Architecture

The repository separates concerns between a fast Rust core and a flexible Python orchestration layer. Python assembles prompts, communicates with local models, cleans and validates outputs, and runs evaluation pipelines. Rust provides the deterministic environment, ideal abstractions, and a simulator that can execute either in the ground MDP or over an abstract state space. This separation keeps experiments both reproducible and quick while making it easy to iterate on prompts and analysis in Python.

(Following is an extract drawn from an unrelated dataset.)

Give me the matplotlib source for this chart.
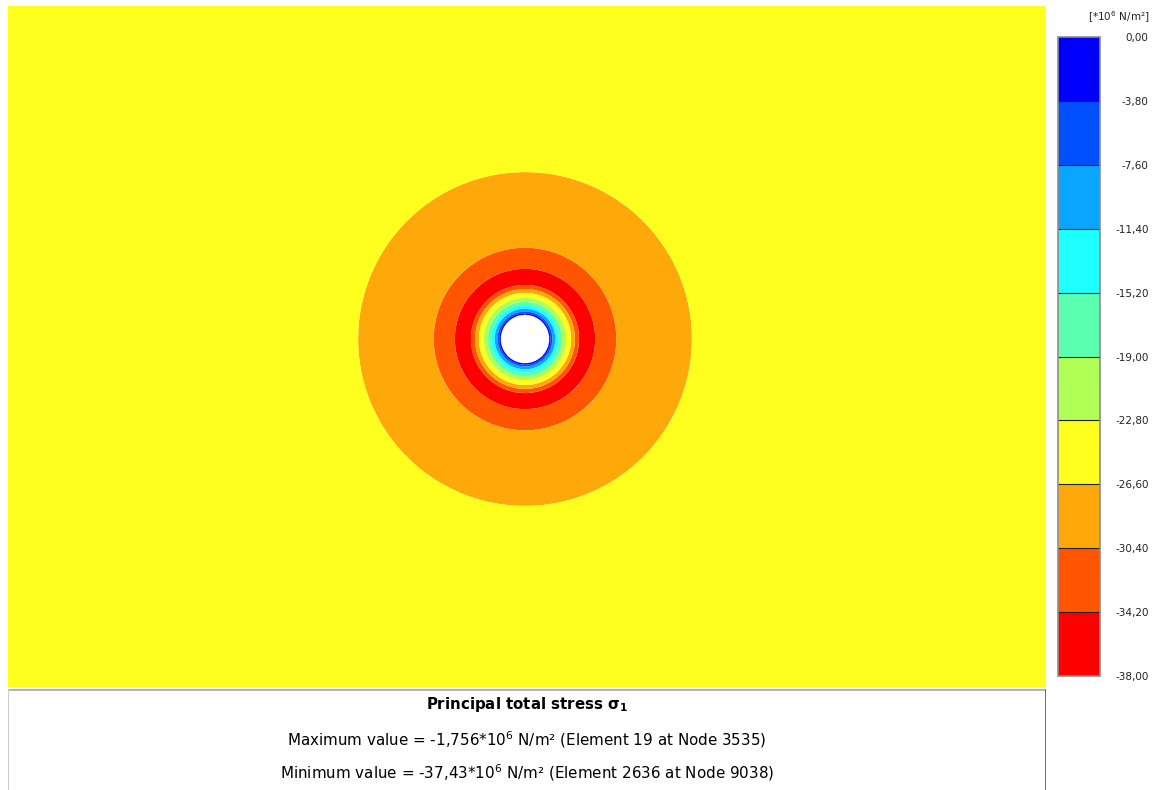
import numpy as np
import matplotlib
matplotlib.use("Agg")
import matplotlib.pyplot as plt
from matplotlib.lines import Line2D

# Radial profile of the principal total stress sigma_1 around the opening
# (radius in units of the opening radius, stress in 10^6 N/m^2)
radius = [1.00, 1.07, 1.14, 1.26, 1.40, 1.54, 1.71, 1.92, 2.08, 2.25, 2.60, 2.92, 3.80, 6.95, 12.0, 40.0]
stress = [-1.756, -3.80, -7.60, -11.40, -15.20, -19.00, -22.80, -26.60, -30.40, -34.20,
          -37.43, -34.20, -30.40, -26.60, -25.00, -25.00]

# Contour levels and colours (low -> high)
levels = [-38.0, -34.2, -30.4, -26.6, -22.8, -19.0, -15.2, -11.4, -7.6, -3.8, 0.0]
level_colors = ["#ff0000", "#ff5500", "#ffa80a", "#ffff1e", "#afff55",
                "#5affaf", "#1effff", "#0aa5ff", "#0050ff", "#0000ff"]
tick_labels = ["-38,00", "-34,20", "-30,40", "-26,60", "-22,80", "-19,00",
               "-15,20", "-11,40", "-7,60", "-3,80", "0,00"]

title_text = "Principal total stress σ$_{\\mathbf{1}}$"
max_text = "Maximum value = -1,756*10$^{6}$ N/m² (Element 19 at Node 3535)"
min_text = "Minimum value = -37,43*10$^{6}$ N/m² (Element 2636 at Node 9038)"
unit_text = "[*10$^{6}$ N/m²]"

W, H = 1152, 790
fig = plt.figure(figsize=(W / 100, H / 100), dpi=100)
fig.patch.set_facecolor("white")


def px_axes(x0, y0, x1, y1):
    """Axes placed by pixel box (top-left origin)."""
    return fig.add_axes([x0 / W, 1 - y1 / H, (x1 - x0) / W, (y1 - y0) / H])


# Model geometry (opening radius = 1, 24 px per unit)
scale = 24.0
cx, cy = 525.0, 339.0
px0, py0, px1, py1 = 8, 6, 1046, 687
xmin, xmax = (px0 - cx) / scale, (px1 - cx) / scale
ymin, ymax = -(py1 - cy) / scale, (cy - py0) / scale

ax = px_axes(px0, py0, px1, py1)
x = np.linspace(xmin, xmax, 2600)
y = np.linspace(ymin, ymax, 1700)
X, Y = np.meshgrid(x, y)
R = np.hypot(X, Y)
Z = np.interp(R, radius, stress)
Z = np.ma.masked_where(R < 1.0, Z)

cs = ax.contourf(X, Y, Z, levels=levels, colors=level_colors, antialiased=True)
ax.set_xlim(xmin, xmax)
ax.set_ylim(ymin, ymax)
ax.set_axis_off()

# Colour legend
cax = px_axes(1058, 37, 1100, 676)
cb = fig.colorbar(cs, cax=cax, drawedges=True)
cb.set_ticks(levels)
cb.set_ticklabels(tick_labels)
cb.outline.set_edgecolor("#8c8c8c")
cb.outline.set_linewidth(1.2)
cb.dividers.set_color("#202020")
cb.dividers.set_linewidth(0.8)
cax.tick_params(length=0, pad=35, labelsize=7.5, colors="#222222")
for lbl in cax.get_yticklabels():
    lbl.set_horizontalalignment("right")
fig.text(1150 / W, 1 - 17 / H, unit_text, ha="right", va="center", fontsize=7.5, color="#222222")

# Result summary box
bax = px_axes(8, 689, 1046, 790)
bax.set_xlim(0, 1)
bax.set_ylim(0, 1)
bax.set_axis_off()
bax.add_line(Line2D([0, 1], [1, 1], color="#b0b0b0", lw=2.0, transform=bax.transAxes))
bax.add_line(Line2D([1, 1], [0, 1], color="#555555", lw=1.2, transform=bax.transAxes))
bax.add_line(Line2D([0, 0], [0, 1], color="#cccccc", lw=0.8, transform=bax.transAxes))

fig.text(527 / W, 1 - 704 / H, title_text, ha="center", va="center",
         fontsize=10.8, fontweight="bold", color="black")
fig.text(527 / W, 1 - 740 / H, max_text, ha="center", va="center", fontsize=10.9, color="black")
fig.text(527 / W, 1 - 773 / H, min_text, ha="center", va="center", fontsize=10.9, color="black")

fig.savefig("out.png", dpi=100, facecolor="white")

At a glance, the Python layer contains the prompt builder, the LLM client and post‑processor, the bisimulation‑style scorer, and the MCTS runners and analysis tools. The Rust core implements the gridworld, homomorphism routines for ideal abstractions, utilities to build transition and reward matrices, and the stateless simulator exposed to Python via pyo3. The short overview below names the most relevant modules on each side; the component diagram in Figure 1 illustrates how they connect.

Overview - Rust core (src/core). The game module defines Game and a fast stateless simulator; abstraction exposes get_all_states and get_abstraction to support matrix construction; runner hosts MCTS search that Python calls through PyRunner. - Python layer (llm_abstraction/). llm.prompts.generate_prompts assembles prompts; llm.ollama.query_llm queries local models; llm.clean normalises responses; llm.scoring.bisimulation_similarity compares clusterings; evaluation modules run MCTS via the Rust extension.

Key entry points - CLI: main.py defines subcommands. - Prompt builder: llm_abstraction.llm.prompts.generate_prompts. - LLM client: llm_abstraction.llm.ollama.query_llm (wraps ollama.chat). - Cleaner: llm_abstraction.llm.clean.clean_with_regex_and_validate. - Scorer: llm_abstraction.llm.scoring.bisimulation_similarity. - Runners: llm_abstraction.evaluation.mcts.run_mcts, run_mcts_llm. - Rust bindings: core_rust module in src/lib.rs (e.g., PyRunner, generate_mdp).

flowchart LR
  subgraph Python Layer
    CLI["CLI (main.py)"]
    PB["llm_abstraction.llm.prompts.generate_prompts"]
    LLM["llm_abstraction.llm.ollama.query_llm (Ollama)"]
    CLEAN["llm_abstraction.llm.clean.clean_with_regex_and_validate"]
    SCORE["llm_abstraction.llm.scoring.bisimulation_similarity"]
    RUN["llm_abstraction.evaluation.mcts.run_mcts / run_mcts_llm"]
  end
  subgraph Rust Core
    WORLD["core::game::game_logic::Game"]
    HOMO["core::abstraction::homomorphism::get_abstraction"]
    MATR["core::utils::matrices::build_matrices"]
    SIM["PyRunner (core::runner::Runner)"]
  end
  CLI --> PB --> LLM --> CLEAN --> SCORE
  SCORE --> RUN
  RUN --> SIM
  SIM --> WORLD
  RUN --> MATR
  HOMO --> MATR
  WORLD --> HOMO

Figure 1: Component diagram of the Python and Rust layers. Arrows indicate the main control and data flow between modules.

The Python layer also uses core_rust.generate_mdp for T and R and for the ideal abstraction, and it calls visualize_world_map and visualize_abstraction to generate artifacts under outputs/.